Proton Beam Therapy Better for Prostate Cancer?
Bowel, Urinary Problems continued...
By two to three months later, men treated with proton beam therapy reported minimal diarrhea and cramping compared with men in either of the other two groups.
But by one year later, men treated with proton beams had similar bowel problems, and that persisted out to the two years of the study.
All three groups had more urinary irritation and flow problems in the first few months of treatment than they did before the study started. Men given IMRT fared the worst, reporting bothersome urinary problems in the early months. "By two years out, all three groups had minimal, lingering problems," Gray says.
And all three groups reported worsening sexual function over the two years of the study.

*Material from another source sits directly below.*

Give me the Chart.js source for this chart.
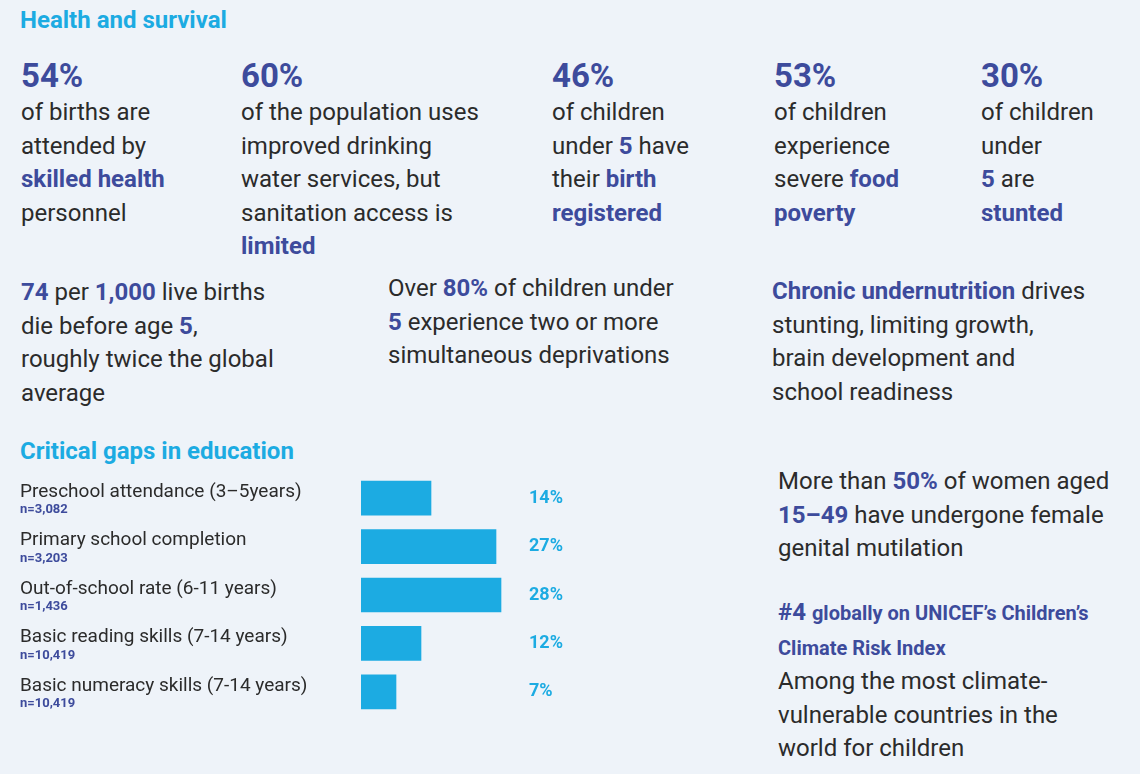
<!DOCTYPE html>
<html>
<head>
<meta charset="utf-8">
<script src="https://cdn.jsdelivr.net/npm/chart.js@4"></script>
<style>
  body { margin:0; background:#eef3f9; font-family:"Liberation Sans Narrow", Roboto, sans-serif; color:#2b2b2b; }
  #page { position:relative; width:1140px; height:774px; overflow:hidden; }
  .t { position:absolute; font-size:24px; line-height:33.5px; }
  .h { position:absolute; color:#1cabe2; font-weight:bold; font-size:24px; }
  .big { color:#3d4b9c; font-weight:bold; font-size:33px; line-height:40px; display:block; }
  b { color:#3d4b9c; }
  #wrap { position:absolute; left:20px; top:470px; width:580px; height:250px; }
</style>
</head>
<body>
<div id="page">
  <div class="h" style="left:20px;top:6px">Health and survival</div>
  <div class="t" style="left:21px;top:56px"><span class="big">54%</span>of births are<br>attended by<br><b>skilled health</b><br>personnel</div>
  <div class="t" style="left:241px;top:56px"><span class="big">60%</span>of the population uses<br>improved drinking<br>water services, but<br>sanitation access is<br><b>limited</b></div>
  <div class="t" style="left:552px;top:56px"><span class="big">46%</span>of children<br>under <b>5</b> have<br>their <b>birth</b><br><b>registered</b></div>
  <div class="t" style="left:774px;top:56px"><span class="big">53%</span>of children<br>experience<br>severe <b>food</b><br><b>poverty</b></div>
  <div class="t" style="left:981px;top:56px"><span class="big">30%</span>of children<br>under<br><b>5</b> are<br><b>stunted</b></div>
  <div class="t" style="left:21px;top:276px"><b>74</b> per <b>1,000</b> live births<br>die before age <b>5</b>,<br>roughly twice the global<br>average</div>
  <div class="t" style="left:388px;top:272px">Over <b>80%</b> of children under<br><b>5</b> experience two or more<br>simultaneous deprivations</div>
  <div class="t" style="left:772px;top:275px"><b>Chronic undernutrition</b> drives<br>stunting, limiting growth,<br>brain development and<br>school readiness</div>
  <div class="h" style="left:20px;top:437px">Critical gaps in education</div>
  <div class="t" style="left:778px;top:465px">More than <b>50%</b> of women aged<br><b>15–49</b> have undergone female<br>genital mutilation</div>
  <div class="t" style="left:778px;top:596px"><b>#4</b> <b style="font-size:20px">globally on UNICEF’s Children’s</b><br><b style="font-size:20px">Climate Risk Index</b><br>Among the most climate-<br>vulnerable countries in the<br>world for children</div>
  <div id="wrap"><canvas id="c"></canvas></div>
</div>
<script>
const categories = ['Preschool attendance (3–5years)', 'Primary school completion', 'Out-of-school rate (6-11 years)', 'Basic reading skills (7-14 years)', 'Basic numeracy skills (7-14 years)'];
const sampleSizes = ['n=3,082', 'n=3,203', 'n=1,436', 'n=10,419', 'n=10,419'];
const values = [14, 27, 28, 12, 7];

const labelPlugin = {
  id: 'labels',
  afterDatasetsDraw(chart) {
    const ctx = chart.ctx;
    const meta = chart.getDatasetMeta(0);
    meta.data.forEach((bar, i) => {
      ctx.save();
      ctx.textBaseline = 'middle';
      ctx.fillStyle = '#2b2b2b';
      ctx.font = '19px "Liberation Sans Narrow", Roboto, sans-serif';
      ctx.fillText(categories[i], 0, bar.y - 6);
      ctx.fillStyle = '#3d4b9c';
      ctx.font = 'bold 13px "Liberation Sans Narrow", Roboto, sans-serif';
      ctx.fillText(sampleSizes[i], 0, bar.y + 12);
      ctx.fillStyle = '#1cabe2';
      ctx.font = 'bold 18px "Liberation Sans Narrow", Roboto, sans-serif';
      ctx.fillText(values[i] + '%', 509, bar.y);
      ctx.restore();
    });
  }
};

new Chart(document.getElementById('c'), {
  type: 'bar',
  data: {
    labels: categories,
    datasets: [{ data: values, backgroundColor: '#1cabe2', barThickness: 34 }]
  },
  options: {
    indexAxis: 'y',
    responsive: true,
    maintainAspectRatio: false,
    animation: false,
    layout: { padding: { left: 341, right: 19, top: 4, bottom: 4 } },
    plugins: { legend: { display: false }, tooltip: { enabled: false } },
    scales: {
      x: { min: 0, max: 44, display: false },
      y: { display: false }
    }
  },
  plugins: [labelPlugin]
});
</script>
</body>
</html>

The men weren't followed for long enough to know whether one treatment curbs tumor growth better than the others.
$32,500 Price Tag
A study reported at another cancer meeting last winter showed that men treated with proton beams later had about one-third more bowel problems, such as bleeding and blockages, than similar men given conventional radiation.
Proton beam therapy is about 70% more expensive than IMRT, says James Yu, MD, a radiation oncologist at Yale University in New Haven, Conn.
A review of Medicare claims data showed the average amount that Medicare reimbursed for proton beam therapy is about $32,500 vs. about $18,500 for IMRT.
These findings were presented at a medical conference. They should be considered preliminary, as they have not yet undergone the "peer review" process, in which outside experts scrutinize the data prior to publication in a medical journal.